His two great accomplishments this decade were the construction of Trump Tower on Fifth Avenue and the 1989 release of the board game Trump: The Game.  The Trump Tower is everything you’d expect from something that was unveiled in the go-go 80s–tons of the “world’s finest marble” and heaps of the “planet’s rarest brass” all slapped together in the public areas to no memorable effect, but the black monolithic exterior does have a dozen or so live trees growing out of it, so you can give Trump credit for being a brave pioneer of sustainability if you want to. As for Trump: The Game, not enough people ever played it for history to record whether or not it was any fun, but I can say that as far as its name goes, it doesn’t hold a candle to the one released last year by a certain LA rapper called The Game: The Game.
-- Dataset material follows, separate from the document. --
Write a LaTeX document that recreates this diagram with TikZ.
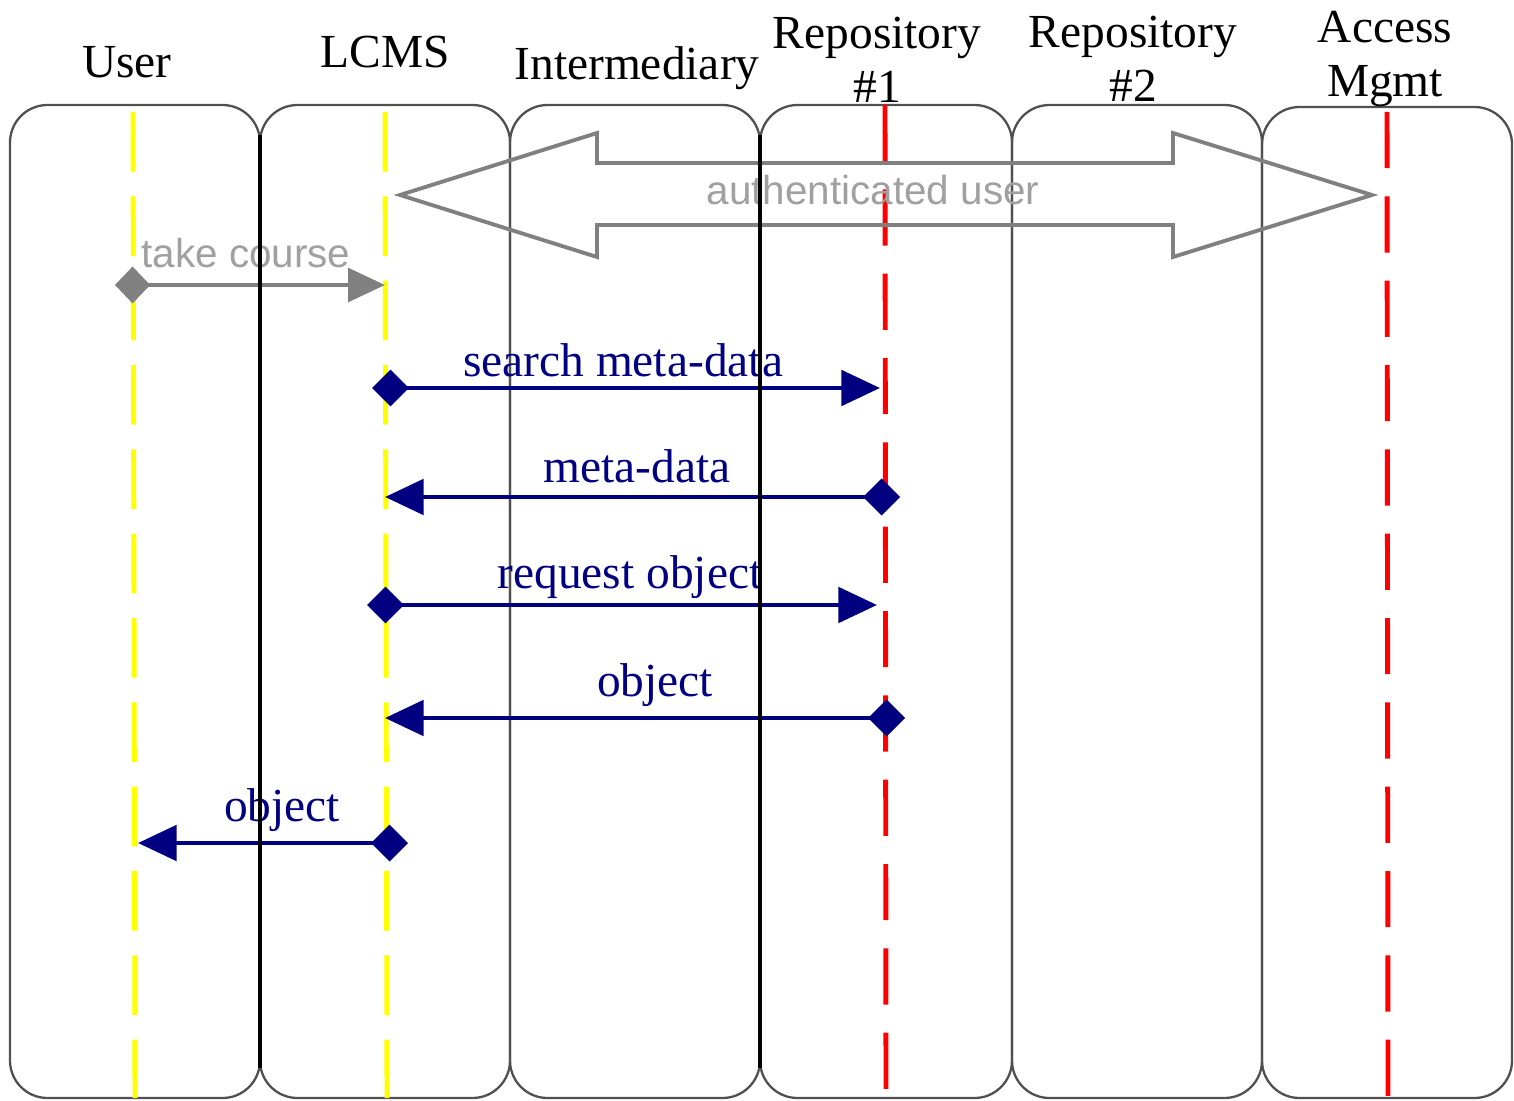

His woman of choice for this decade was Ivana and she was very blond and very tall and liked to tell little fibs about being on the 1972 Czechoslovakian Olympic ski team. I don’t think she ever accomplished anything other than bringing three more Trumps into the world (readers can decide for themselves whether that is an actual accomplishment or something more akin to a criminal act) but her first name does comprise exactly one-half of my all-time favorite drag queen stage name: Ivana Koch.

Since this blog only covers a brief ten year period I am unable to discuss all the mischief he’s caused in the past 30 years or so, like trying to pave over half the Scottish Highlands or threatening to bum rush the White House every four years. He’s a hard man to look at, and recent rumors about him being the object of a new float in the 2014 Macy’s Thanksgiving Parade are worrisome. It probably won’t come off– The Donald would never cede control of his image to a bunch of mere designers and float makers, but if he does insist on “playing himself” this coming November, organizers will hardly need to pump in any helium in order to send his bloated corporeality skyward.